* Task to carry out *
Among the entries, which lines carry the string "this"? Copy each of them.

* Excerpted records *

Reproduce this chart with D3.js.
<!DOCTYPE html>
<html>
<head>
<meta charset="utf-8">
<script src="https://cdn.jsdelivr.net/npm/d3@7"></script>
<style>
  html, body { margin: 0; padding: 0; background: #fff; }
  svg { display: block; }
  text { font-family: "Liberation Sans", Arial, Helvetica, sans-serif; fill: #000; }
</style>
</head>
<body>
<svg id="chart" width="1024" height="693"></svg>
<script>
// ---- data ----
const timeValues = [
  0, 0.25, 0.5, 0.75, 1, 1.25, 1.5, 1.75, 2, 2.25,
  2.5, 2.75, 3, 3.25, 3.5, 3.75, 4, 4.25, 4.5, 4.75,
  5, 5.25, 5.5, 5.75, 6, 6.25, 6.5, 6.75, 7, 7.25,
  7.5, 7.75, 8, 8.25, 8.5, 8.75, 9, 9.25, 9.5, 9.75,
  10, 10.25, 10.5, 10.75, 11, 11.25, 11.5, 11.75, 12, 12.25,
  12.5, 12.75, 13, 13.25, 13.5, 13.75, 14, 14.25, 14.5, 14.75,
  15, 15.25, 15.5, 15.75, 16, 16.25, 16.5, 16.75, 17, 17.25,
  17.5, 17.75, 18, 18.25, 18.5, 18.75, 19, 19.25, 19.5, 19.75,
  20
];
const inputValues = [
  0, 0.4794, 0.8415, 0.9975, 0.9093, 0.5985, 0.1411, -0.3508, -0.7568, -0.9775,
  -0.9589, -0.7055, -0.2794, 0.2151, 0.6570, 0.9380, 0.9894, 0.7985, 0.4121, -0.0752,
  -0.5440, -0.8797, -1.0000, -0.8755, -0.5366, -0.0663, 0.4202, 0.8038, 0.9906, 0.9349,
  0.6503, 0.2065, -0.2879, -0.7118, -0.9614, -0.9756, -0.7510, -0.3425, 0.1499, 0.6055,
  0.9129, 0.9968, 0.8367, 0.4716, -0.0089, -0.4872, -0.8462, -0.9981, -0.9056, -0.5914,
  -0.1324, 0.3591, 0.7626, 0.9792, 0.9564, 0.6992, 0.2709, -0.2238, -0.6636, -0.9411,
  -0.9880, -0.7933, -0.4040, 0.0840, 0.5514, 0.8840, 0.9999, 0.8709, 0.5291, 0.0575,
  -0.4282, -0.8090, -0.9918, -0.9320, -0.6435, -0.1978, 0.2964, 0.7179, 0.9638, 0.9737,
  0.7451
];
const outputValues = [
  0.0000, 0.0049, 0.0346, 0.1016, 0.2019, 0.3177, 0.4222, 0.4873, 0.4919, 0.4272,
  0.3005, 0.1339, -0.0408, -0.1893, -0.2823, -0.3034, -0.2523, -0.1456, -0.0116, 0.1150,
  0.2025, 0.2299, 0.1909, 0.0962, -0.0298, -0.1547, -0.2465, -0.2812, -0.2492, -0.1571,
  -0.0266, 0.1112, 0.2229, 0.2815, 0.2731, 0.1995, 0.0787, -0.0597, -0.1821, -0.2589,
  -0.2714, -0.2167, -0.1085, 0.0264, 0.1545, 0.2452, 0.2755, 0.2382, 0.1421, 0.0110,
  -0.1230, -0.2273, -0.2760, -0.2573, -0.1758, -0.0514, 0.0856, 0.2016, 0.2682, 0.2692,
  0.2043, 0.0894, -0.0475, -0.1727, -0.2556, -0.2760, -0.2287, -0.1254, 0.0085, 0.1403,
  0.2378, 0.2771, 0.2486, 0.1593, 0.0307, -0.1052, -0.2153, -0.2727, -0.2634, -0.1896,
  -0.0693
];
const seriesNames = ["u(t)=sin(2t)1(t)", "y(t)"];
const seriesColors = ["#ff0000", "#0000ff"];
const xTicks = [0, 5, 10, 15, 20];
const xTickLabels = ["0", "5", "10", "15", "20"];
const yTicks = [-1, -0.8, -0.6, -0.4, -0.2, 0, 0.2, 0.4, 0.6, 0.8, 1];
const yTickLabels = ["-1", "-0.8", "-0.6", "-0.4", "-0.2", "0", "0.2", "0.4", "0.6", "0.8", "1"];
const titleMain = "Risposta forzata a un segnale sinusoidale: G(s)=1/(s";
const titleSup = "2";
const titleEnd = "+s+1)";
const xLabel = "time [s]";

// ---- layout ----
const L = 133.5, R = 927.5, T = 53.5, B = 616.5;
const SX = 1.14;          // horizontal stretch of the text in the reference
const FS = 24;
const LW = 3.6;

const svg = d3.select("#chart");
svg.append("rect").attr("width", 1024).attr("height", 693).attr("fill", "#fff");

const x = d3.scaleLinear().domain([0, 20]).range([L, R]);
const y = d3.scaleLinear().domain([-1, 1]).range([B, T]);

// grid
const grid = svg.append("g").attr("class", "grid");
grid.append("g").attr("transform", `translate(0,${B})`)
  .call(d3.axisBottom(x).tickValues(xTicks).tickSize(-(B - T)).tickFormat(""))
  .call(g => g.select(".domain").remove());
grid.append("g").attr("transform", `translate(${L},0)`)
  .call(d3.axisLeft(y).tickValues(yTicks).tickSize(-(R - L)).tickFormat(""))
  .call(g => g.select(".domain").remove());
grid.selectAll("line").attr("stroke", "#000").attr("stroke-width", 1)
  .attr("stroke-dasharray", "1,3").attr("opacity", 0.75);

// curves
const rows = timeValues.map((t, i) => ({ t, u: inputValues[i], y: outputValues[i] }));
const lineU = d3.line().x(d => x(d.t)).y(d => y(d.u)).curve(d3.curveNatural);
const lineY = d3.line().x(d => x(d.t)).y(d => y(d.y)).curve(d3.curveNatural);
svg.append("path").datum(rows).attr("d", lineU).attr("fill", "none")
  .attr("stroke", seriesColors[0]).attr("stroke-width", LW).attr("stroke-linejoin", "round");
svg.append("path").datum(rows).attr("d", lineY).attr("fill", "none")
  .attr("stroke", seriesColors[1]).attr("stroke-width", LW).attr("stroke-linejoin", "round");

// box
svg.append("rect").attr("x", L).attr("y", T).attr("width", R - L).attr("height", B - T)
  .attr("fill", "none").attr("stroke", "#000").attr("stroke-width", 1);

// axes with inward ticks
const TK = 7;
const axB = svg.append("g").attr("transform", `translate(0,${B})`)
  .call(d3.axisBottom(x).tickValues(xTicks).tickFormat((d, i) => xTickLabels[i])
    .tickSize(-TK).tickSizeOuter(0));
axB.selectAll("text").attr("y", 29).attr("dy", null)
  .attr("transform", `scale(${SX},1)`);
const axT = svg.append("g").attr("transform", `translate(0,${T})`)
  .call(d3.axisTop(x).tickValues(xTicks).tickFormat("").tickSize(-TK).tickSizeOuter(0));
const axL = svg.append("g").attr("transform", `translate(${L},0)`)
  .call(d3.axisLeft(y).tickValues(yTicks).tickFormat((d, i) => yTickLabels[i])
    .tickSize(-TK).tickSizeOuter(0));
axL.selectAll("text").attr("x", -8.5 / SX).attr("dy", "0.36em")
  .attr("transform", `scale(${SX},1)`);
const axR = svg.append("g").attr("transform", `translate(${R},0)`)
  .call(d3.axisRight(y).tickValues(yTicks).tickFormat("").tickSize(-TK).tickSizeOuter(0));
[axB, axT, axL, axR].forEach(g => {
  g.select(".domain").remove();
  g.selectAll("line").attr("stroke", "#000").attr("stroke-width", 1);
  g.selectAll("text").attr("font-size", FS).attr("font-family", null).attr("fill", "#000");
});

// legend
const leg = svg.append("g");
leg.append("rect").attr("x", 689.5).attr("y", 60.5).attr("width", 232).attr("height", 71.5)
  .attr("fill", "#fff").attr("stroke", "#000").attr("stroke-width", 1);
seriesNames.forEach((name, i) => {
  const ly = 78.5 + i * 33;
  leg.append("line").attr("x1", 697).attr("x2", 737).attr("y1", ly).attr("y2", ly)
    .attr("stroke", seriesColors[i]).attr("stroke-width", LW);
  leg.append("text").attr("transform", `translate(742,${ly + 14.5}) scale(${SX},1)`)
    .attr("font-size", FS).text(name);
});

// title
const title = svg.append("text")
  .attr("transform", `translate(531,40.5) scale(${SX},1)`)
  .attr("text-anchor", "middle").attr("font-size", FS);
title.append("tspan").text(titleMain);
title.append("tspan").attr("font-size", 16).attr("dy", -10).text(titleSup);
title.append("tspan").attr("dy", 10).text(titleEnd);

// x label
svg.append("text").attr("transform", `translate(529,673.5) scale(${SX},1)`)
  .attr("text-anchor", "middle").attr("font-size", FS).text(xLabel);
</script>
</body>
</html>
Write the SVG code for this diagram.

* Answer to the problem *
Reproduce this chart with D3.js.
Write the SVG code for this diagram.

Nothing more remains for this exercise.